Type out the data exactly as given. Skip any image.

------------------------------------------------

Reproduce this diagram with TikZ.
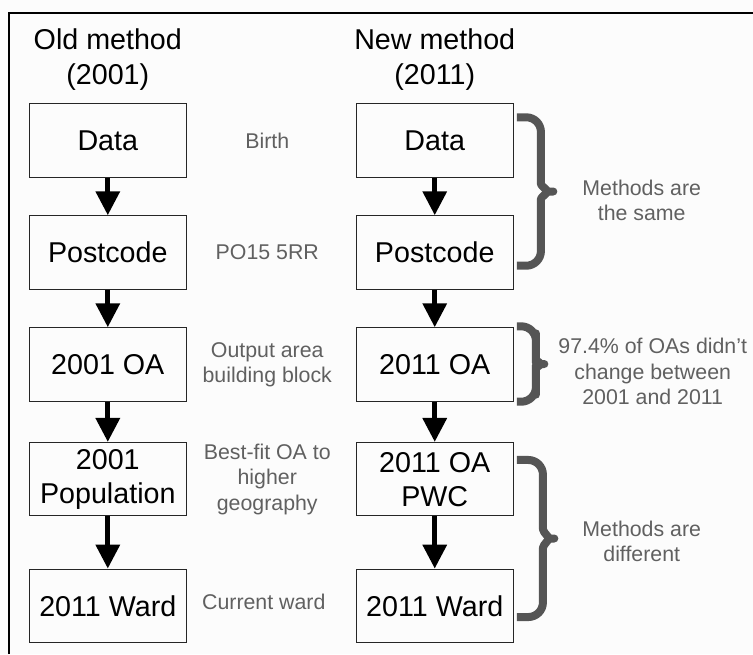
\documentclass[tikz,border=0pt]{standalone}
\usepackage{fontspec}
\setmainfont{Liberation Sans}
\usepackage{xcolor}
\usepackage{tikz}
\usetikzlibrary{arrows.meta, positioning, calc}

\definecolor{notegray}{HTML}{606060}
\definecolor{bracegray}{HTML}{555555}

\tikzstyle{stepbox} = [rectangle, minimum width=118pt, minimum height=55pt, inner sep=1pt, text centered, align=center, draw=black!85, line width=0.8pt, font=\fontsize{21.5}{25.5}\selectfont]
\tikzstyle{heading} = [align=center, font=\fontsize{21.5}{26}\selectfont]
\tikzstyle{note} = [align=center, text=notegray, font=\fontsize{16}{19}\selectfont]
\tikzstyle{arrow} = [line width=4pt, -{Triangle[length=18pt, width=17.5pt]}]
\tikzstyle{curly} = [line width=6pt, draw=bracegray, rounded corners=11pt, line join=round]

\begin{document}
\begin{tikzpicture}[x=0.75pt, y=-0.75pt, node distance=84pt]
\useasboundingbox (0,0) rectangle (753,654);
\fill[white!99!black] (0,0) rectangle (753,654);
\draw[line width=1pt] (9,654) -- (9,13) -- (753,13);

% old method
\node (o1) [stepbox] at (107.8,140.5) {Data};
\node (o2) [stepbox, below of=o1] {Postcode};
\node (o3) [stepbox, below of=o2] {2001 OA};
\node (o4) [stepbox, below of=o3, yshift=-2pt] {2001\\Population};
\node (o5) [stepbox, below of=o4, yshift=-11pt] {2011 Ward};
\node (oldhead) [heading, above of=o1, yshift=-23.5pt] {Old method\\(2001)};

% new method
\node (n1) [stepbox, right of=o1, xshift=161.2pt] {Data};
\node (n2) [stepbox, below of=n1] {Postcode};
\node (n3) [stepbox, below of=n2] {2011 OA};
\node (n4) [stepbox, below of=n3, yshift=-2pt] {2011 OA\\PWC};
\node (n5) [stepbox, below of=n4, yshift=-11pt] {2011 Ward};
\node (newhead) [heading, above of=n1, yshift=-23.5pt] {New method\\(2011)};

% notes in between
\node (t1) [note, right of=o1, xshift=35.6pt] {Birth};
\node (t2) [note, right of=o2, xshift=35.6pt] {PO15 5RR};
\node (t3) [note, right of=o3, xshift=35.6pt] {Output area\\building block};
\node (t4) [note, right of=o4, xshift=35.6pt] {Best-fit OA to\\higher\\geography};
\node (t5) [note, right of=o5, xshift=33pt, yshift=3pt] {Current ward};

\draw [arrow] (o1) -- (o2);
\draw [arrow] (o2) -- (o3);
\draw [arrow] (o3) -- (o4);
\draw [arrow] (o4) -- (o5);
\draw [arrow] (n1) -- (n2);
\draw [arrow] (n2) -- (n3);
\draw [arrow] (n3) -- (n4);
\draw [arrow] (n4) -- (n5);

% braces
\coordinate (b1t) at ($(n1.north east)+(3,14)$);
\coordinate (b1b) at ($(n2.south east)+(3,-24)$);
\coordinate (b1m) at ($(b1t)!0.5!(b1b)$);
\draw [curly] (b1t) -- ++(24,0) -- ($(b1m)+(24,-22)$) .. controls ($(b1m)+(24,-6)$) and ($(b1m)+(32,0)$) .. ($(b1m)+(45,0)$) .. controls ($(b1m)+(32,0)$) and ($(b1m)+(24,6)$) .. ($(b1m)+(24,22)$) -- ($(b1b)+(24,0)$) -- (b1b);

\coordinate (b2t) at ($(n3.north east)+(3,-1)$);
\coordinate (b2b) at ($(n3.south east)+(3,0)$);
\coordinate (b2m) at ($(b2t)!0.5!(b2b)$);
\draw [curly] (b2t) -- ++(19,0) -- ($(b2m)+(19,-16)$) .. controls ($(b2m)+(19,-5)$) and ($(b2m)+(26,0)$) .. ($(b2m)+(36,0)$) .. controls ($(b2m)+(26,0)$) and ($(b2m)+(19,5)$) .. ($(b2m)+(19,16)$) -- ($(b2b)+(19,0)$) -- (b2b);

\coordinate (b3t) at ($(n4.north east)+(3,18)$);
\coordinate (b3b) at ($(n5.south east)+(3,-26)$);
\coordinate (b3m) at ($(b3t)!0.5!(b3b)$);
\draw [curly] (b3t) -- ++(26,0) -- ($(b3m)+(26,-24)$) .. controls ($(b3m)+(26,-6)$) and ($(b3m)+(34,0)$) .. ($(b3m)+(46,0)$) .. controls ($(b3m)+(34,0)$) and ($(b3m)+(26,6)$) .. ($(b3m)+(26,24)$) -- ($(b3b)+(26,0)$) -- (b3b);

% brace labels
\node (same) [note] at ($(n1)!0.5!(n2)+(207,4)$) {Methods are\\the same};
\node (kept) [note] at ($(n3)+(218,7)$) {97.4\% of OAs didn’t\\change between\\2001 and 2011};
\node (diff) [note] at ($(n4)!0.5!(n5)+(207,-1)$) {Methods are\\different};
\end{tikzpicture}
\end{document}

------------------------------------------------

_Response to the task_
Reproduce this diagram with TikZ.
\documentclass[tikz,border=0pt]{standalone}
\usepackage{fontspec}
\setmainfont{Liberation Sans}
\usepackage{xcolor}
\usepackage{tikz}
\usetikzlibrary{arrows.meta, positioning, calc}

\definecolor{notegray}{HTML}{606060}
\definecolor{bracegray}{HTML}{555555}

\tikzstyle{stepbox} = [rectangle, minimum width=118pt, minimum height=55pt, inner sep=1pt, text centered, align=center, draw=black!85, line width=0.8pt, font=\fontsize{21.5}{25.5}\selectfont]
\tikzstyle{heading} = [align=center, font=\fontsize{21.5}{26}\selectfont]
\tikzstyle{note} = [align=center, text=notegray, font=\fontsize{16}{19}\selectfont]
\tikzstyle{arrow} = [line width=4pt, -{Triangle[length=18pt, width=17.5pt]}]
\tikzstyle{curly} = [line width=6pt, draw=bracegray, rounded corners=11pt, line join=round]

\begin{document}
\begin{tikzpicture}[x=0.75pt, y=-0.75pt, node distance=84pt]
\useasboundingbox (0,0) rectangle (753,654);
\fill[white!99!black] (0,0) rectangle (753,654);
\draw[line width=1pt] (9,654) -- (9,13) -- (753,13);

% old method
\node (o1) [stepbox] at (107.8,140.5) {Data};
\node (o2) [stepbox, below of=o1] {Postcode};
\node (o3) [stepbox, below of=o2] {2001 OA};
\node (o4) [stepbox, below of=o3, yshift=-2pt] {2001\\Population};
\node (o5) [stepbox, below of=o4, yshift=-11pt] {2011 Ward};
\node (oldhead) [heading, above of=o1, yshift=-23.5pt] {Old method\\(2001)};

% new method
\node (n1) [stepbox, right of=o1, xshift=161.2pt] {Data};
\node (n2) [stepbox, below of=n1] {Postcode};
\node (n3) [stepbox, below of=n2] {2011 OA};
\node (n4) [stepbox, below of=n3, yshift=-2pt] {2011 OA\\PWC};
\node (n5) [stepbox, below of=n4, yshift=-11pt] {2011 Ward};
\node (newhead) [heading, above of=n1, yshift=-23.5pt] {New method\\(2011)};

% notes in between
\node (t1) [note, right of=o1, xshift=35.6pt] {Birth};
\node (t2) [note, right of=o2, xshift=35.6pt] {PO15 5RR};
\node (t3) [note, right of=o3, xshift=35.6pt] {Output area\\building block};
\node (t4) [note, right of=o4, xshift=35.6pt] {Best-fit OA to\\higher\\geography};
\node (t5) [note, right of=o5, xshift=33pt, yshift=3pt] {Current ward};

\draw [arrow] (o1) -- (o2);
\draw [arrow] (o2) -- (o3);
\draw [arrow] (o3) -- (o4);
\draw [arrow] (o4) -- (o5);
\draw [arrow] (n1) -- (n2);
\draw [arrow] (n2) -- (n3);
\draw [arrow] (n3) -- (n4);
\draw [arrow] (n4) -- (n5);

% braces
\coordinate (b1t) at ($(n1.north east)+(3,14)$);
\coordinate (b1b) at ($(n2.south east)+(3,-24)$);
\coordinate (b1m) at ($(b1t)!0.5!(b1b)$);
\draw [curly] (b1t) -- ++(24,0) -- ($(b1m)+(24,-22)$) .. controls ($(b1m)+(24,-6)$) and ($(b1m)+(32,0)$) .. ($(b1m)+(45,0)$) .. controls ($(b1m)+(32,0)$) and ($(b1m)+(24,6)$) .. ($(b1m)+(24,22)$) -- ($(b1b)+(24,0)$) -- (b1b);

\coordinate (b2t) at ($(n3.north east)+(3,-1)$);
\coordinate (b2b) at ($(n3.south east)+(3,0)$);
\coordinate (b2m) at ($(b2t)!0.5!(b2b)$);
\draw [curly] (b2t) -- ++(19,0) -- ($(b2m)+(19,-16)$) .. controls ($(b2m)+(19,-5)$) and ($(b2m)+(26,0)$) .. ($(b2m)+(36,0)$) .. controls ($(b2m)+(26,0)$) and ($(b2m)+(19,5)$) .. ($(b2m)+(19,16)$) -- ($(b2b)+(19,0)$) -- (b2b);

\coordinate (b3t) at ($(n4.north east)+(3,18)$);
\coordinate (b3b) at ($(n5.south east)+(3,-26)$);
\coordinate (b3m) at ($(b3t)!0.5!(b3b)$);
\draw [curly] (b3t) -- ++(26,0) -- ($(b3m)+(26,-24)$) .. controls ($(b3m)+(26,-6)$) and ($(b3m)+(34,0)$) .. ($(b3m)+(46,0)$) .. controls ($(b3m)+(34,0)$) and ($(b3m)+(26,6)$) .. ($(b3m)+(26,24)$) -- ($(b3b)+(26,0)$) -- (b3b);

% brace labels
\node (same) [note] at ($(n1)!0.5!(n2)+(207,4)$) {Methods are\\the same};
\node (kept) [note] at ($(n3)+(218,7)$) {97.4\% of OAs didn’t\\change between\\2001 and 2011};
\node (diff) [note] at ($(n4)!0.5!(n5)+(207,-1)$) {Methods are\\different};
\end{tikzpicture}
\end{document}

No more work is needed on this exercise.